-- START OF Record list --

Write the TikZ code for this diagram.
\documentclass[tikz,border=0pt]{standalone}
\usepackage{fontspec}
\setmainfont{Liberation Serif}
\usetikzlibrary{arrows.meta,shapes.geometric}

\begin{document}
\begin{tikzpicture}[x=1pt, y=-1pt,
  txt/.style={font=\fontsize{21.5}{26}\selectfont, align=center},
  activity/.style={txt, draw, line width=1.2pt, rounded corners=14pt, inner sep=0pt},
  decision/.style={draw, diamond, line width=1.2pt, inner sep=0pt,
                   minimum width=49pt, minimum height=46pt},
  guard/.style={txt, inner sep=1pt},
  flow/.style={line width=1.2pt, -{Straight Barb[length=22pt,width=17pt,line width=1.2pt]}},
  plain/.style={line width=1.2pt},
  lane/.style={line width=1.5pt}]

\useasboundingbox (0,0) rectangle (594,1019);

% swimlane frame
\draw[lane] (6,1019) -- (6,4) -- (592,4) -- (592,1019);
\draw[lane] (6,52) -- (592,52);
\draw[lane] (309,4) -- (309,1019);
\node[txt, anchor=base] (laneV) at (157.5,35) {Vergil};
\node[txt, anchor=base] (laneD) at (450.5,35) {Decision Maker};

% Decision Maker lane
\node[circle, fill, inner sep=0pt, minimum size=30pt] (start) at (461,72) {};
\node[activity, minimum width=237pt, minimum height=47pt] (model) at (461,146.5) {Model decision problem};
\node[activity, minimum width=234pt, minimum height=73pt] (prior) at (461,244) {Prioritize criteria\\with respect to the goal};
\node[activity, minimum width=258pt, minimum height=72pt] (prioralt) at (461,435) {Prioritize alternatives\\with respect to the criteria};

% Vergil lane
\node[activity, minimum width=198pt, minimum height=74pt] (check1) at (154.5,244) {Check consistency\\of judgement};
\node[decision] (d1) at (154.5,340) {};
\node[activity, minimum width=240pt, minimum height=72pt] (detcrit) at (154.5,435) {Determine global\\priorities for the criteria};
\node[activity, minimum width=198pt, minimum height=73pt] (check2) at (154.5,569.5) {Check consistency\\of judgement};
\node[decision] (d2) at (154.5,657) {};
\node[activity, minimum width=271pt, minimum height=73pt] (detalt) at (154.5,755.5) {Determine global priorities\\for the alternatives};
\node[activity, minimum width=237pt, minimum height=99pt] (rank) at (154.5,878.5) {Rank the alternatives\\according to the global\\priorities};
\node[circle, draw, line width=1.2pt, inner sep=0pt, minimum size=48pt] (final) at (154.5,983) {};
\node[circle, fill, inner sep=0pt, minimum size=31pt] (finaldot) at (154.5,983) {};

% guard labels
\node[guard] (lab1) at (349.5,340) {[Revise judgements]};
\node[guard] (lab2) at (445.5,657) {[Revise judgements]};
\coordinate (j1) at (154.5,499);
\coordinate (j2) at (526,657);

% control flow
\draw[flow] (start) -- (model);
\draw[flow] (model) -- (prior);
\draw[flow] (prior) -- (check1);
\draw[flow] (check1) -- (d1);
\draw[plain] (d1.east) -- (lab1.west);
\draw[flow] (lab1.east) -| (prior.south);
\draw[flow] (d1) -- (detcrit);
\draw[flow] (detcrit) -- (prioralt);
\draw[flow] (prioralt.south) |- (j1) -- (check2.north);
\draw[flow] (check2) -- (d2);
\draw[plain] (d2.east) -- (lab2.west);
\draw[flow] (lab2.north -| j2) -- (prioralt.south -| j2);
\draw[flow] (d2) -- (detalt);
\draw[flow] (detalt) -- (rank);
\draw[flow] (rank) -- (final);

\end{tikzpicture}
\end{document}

-- END OF Record list --
-- START OF Record list --

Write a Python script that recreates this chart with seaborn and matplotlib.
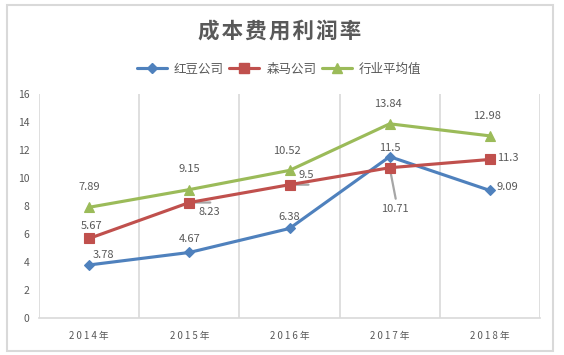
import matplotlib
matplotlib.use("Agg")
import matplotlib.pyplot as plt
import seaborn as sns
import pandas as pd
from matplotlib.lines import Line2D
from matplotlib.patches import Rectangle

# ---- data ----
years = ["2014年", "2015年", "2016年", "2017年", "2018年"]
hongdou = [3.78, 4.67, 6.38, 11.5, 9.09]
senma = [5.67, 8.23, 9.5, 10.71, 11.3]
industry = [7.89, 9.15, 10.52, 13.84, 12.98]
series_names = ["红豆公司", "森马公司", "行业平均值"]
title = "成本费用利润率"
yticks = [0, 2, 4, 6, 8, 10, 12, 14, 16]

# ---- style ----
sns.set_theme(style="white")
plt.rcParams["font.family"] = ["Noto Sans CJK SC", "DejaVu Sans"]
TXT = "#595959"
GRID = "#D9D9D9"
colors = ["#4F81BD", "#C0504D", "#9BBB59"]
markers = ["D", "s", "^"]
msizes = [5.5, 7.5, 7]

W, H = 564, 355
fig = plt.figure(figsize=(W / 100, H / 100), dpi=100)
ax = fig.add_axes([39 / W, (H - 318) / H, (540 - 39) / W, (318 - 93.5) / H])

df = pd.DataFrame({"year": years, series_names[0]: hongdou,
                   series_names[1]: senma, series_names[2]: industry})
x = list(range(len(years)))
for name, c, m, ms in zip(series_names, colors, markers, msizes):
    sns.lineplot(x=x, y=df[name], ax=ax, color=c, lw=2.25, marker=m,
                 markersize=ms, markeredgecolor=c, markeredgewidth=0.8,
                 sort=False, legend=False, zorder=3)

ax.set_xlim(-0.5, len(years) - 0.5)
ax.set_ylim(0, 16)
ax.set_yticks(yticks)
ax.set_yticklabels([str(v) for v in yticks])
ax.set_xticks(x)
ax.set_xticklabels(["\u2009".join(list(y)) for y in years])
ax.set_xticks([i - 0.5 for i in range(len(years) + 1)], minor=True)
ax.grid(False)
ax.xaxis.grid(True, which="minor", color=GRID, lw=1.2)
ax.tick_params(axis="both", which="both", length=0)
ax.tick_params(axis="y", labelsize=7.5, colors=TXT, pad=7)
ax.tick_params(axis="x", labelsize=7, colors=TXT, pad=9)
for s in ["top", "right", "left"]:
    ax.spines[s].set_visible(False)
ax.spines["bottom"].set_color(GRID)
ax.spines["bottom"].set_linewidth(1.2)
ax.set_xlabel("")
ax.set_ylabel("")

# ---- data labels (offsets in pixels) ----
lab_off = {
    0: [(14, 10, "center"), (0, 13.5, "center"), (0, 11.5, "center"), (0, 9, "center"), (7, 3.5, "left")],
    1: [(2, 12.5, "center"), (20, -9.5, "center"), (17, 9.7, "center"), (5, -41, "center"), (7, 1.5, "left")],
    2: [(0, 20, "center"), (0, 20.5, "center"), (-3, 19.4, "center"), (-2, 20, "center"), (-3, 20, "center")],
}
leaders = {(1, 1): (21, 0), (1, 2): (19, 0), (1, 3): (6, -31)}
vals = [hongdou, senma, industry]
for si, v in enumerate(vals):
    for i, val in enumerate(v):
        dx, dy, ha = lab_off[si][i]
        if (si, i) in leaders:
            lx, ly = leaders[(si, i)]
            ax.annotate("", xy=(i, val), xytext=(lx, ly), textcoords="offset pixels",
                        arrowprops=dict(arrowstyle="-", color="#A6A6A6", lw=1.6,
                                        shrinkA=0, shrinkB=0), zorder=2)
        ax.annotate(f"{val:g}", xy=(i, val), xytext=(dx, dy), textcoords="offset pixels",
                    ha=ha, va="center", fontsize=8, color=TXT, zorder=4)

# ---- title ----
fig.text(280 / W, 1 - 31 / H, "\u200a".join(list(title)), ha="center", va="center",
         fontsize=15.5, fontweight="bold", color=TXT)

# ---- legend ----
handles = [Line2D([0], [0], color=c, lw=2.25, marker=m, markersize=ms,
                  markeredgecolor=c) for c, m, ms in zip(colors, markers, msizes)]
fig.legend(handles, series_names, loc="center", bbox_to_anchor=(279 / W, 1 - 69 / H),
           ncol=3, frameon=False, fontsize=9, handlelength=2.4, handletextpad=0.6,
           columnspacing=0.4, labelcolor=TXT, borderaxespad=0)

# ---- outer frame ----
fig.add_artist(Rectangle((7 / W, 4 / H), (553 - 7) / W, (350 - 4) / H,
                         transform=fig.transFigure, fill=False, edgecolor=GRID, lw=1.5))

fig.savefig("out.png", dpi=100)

-- END OF Record list --
-- START OF Record list --

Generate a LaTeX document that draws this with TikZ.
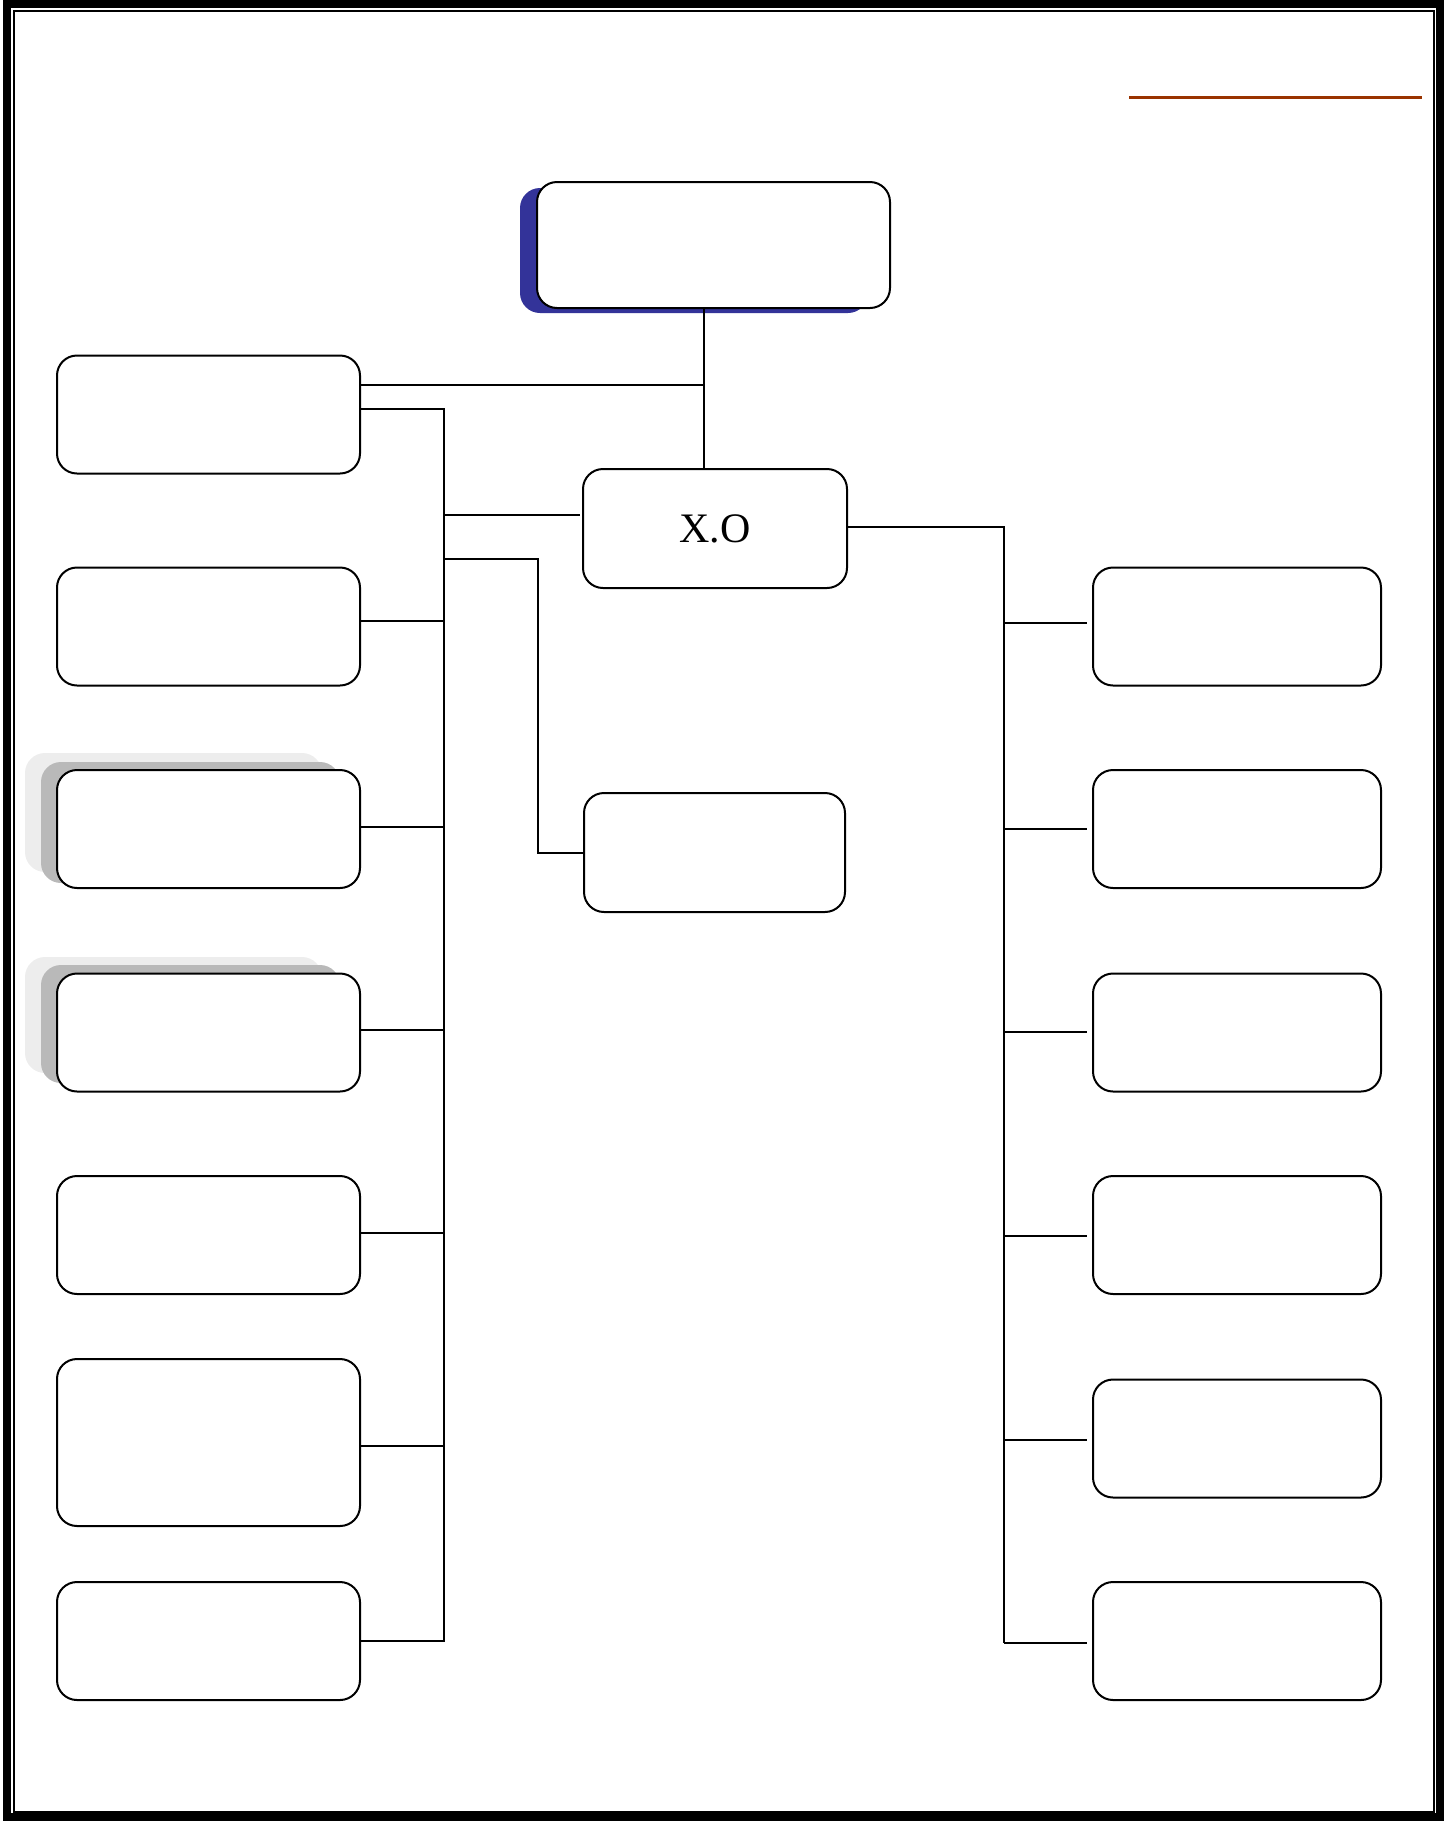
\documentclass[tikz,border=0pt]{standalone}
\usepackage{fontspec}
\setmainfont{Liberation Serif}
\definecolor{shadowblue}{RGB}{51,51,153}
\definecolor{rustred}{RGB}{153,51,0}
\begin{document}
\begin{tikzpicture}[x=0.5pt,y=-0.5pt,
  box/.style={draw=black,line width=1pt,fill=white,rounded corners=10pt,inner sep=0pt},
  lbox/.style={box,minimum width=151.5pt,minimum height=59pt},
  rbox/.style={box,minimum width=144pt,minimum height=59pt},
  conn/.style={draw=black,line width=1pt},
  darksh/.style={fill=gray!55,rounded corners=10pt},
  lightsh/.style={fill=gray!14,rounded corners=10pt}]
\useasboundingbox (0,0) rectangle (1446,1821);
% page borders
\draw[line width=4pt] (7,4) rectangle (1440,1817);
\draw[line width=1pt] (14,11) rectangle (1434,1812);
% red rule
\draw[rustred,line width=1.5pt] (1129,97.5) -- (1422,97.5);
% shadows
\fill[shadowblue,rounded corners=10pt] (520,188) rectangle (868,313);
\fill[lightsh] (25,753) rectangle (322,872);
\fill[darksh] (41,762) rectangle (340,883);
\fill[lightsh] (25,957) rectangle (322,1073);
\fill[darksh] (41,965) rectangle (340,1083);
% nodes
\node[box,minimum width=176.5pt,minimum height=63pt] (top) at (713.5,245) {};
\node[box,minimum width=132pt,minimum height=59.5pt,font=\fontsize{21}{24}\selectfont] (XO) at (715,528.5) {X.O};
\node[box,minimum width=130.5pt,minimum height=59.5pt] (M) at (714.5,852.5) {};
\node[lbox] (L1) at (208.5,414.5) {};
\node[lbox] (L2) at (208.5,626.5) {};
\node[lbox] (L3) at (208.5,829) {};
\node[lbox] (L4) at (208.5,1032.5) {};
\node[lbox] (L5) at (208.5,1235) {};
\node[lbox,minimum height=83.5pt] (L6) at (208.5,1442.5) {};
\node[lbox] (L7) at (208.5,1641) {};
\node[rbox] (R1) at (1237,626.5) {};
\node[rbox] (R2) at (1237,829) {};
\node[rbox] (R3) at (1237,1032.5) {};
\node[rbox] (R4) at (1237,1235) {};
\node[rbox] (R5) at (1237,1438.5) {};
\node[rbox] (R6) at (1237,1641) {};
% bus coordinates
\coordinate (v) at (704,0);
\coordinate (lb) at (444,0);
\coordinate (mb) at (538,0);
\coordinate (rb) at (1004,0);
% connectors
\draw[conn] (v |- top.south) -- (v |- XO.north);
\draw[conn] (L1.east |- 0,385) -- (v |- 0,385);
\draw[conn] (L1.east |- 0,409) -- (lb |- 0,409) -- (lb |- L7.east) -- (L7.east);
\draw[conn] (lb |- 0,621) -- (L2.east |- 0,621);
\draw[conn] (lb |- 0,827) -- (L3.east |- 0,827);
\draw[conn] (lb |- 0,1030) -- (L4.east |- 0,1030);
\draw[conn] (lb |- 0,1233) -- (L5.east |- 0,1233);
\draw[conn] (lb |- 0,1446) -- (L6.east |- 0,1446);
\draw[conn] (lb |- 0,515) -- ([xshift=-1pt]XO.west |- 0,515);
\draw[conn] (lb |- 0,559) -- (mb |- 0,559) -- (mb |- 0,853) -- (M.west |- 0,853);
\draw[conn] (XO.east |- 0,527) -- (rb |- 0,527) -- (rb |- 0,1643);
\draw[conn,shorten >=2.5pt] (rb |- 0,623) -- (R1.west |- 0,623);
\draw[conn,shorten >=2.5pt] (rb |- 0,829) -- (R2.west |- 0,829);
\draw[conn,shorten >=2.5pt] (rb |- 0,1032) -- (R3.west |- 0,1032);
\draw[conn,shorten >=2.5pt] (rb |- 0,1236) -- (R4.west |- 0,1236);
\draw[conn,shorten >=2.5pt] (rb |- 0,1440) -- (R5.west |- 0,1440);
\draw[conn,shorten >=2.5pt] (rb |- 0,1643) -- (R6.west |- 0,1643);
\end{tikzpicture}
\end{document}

-- END OF Record list --

### Exercise aim
The lines you need run from the one containing "Write a Python" down to the one containing "ax = fig.add_axes([39"; print them exactly, both ends included, and leave out pictures.

### Exercise response
Write a Python script that recreates this chart with seaborn and matplotlib.
import matplotlib
matplotlib.use("Agg")
import matplotlib.pyplot as plt
import seaborn as sns
import pandas as pd
from matplotlib.lines import Line2D
from matplotlib.patches import Rectangle

# ---- data ----
years = ["2014年", "2015年", "2016年", "2017年", "2018年"]
hongdou = [3.78, 4.67, 6.38, 11.5, 9.09]
senma = [5.67, 8.23, 9.5, 10.71, 11.3]
industry = [7.89, 9.15, 10.52, 13.84, 12.98]
series_names = ["红豆公司", "森马公司", "行业平均值"]
title = "成本费用利润率"
yticks = [0, 2, 4, 6, 8, 10, 12, 14, 16]

# ---- style ----
sns.set_theme(style="white")
plt.rcParams["font.family"] = ["Noto Sans CJK SC", "DejaVu Sans"]
TXT = "#595959"
GRID = "#D9D9D9"
colors = ["#4F81BD", "#C0504D", "#9BBB59"]
markers = ["D", "s", "^"]
msizes = [5.5, 7.5, 7]

W, H = 564, 355
fig = plt.figure(figsize=(W / 100, H / 100), dpi=100)
ax = fig.add_axes([39 / W, (H - 318) / H, (540 - 39) / W, (318 - 93.5) / H])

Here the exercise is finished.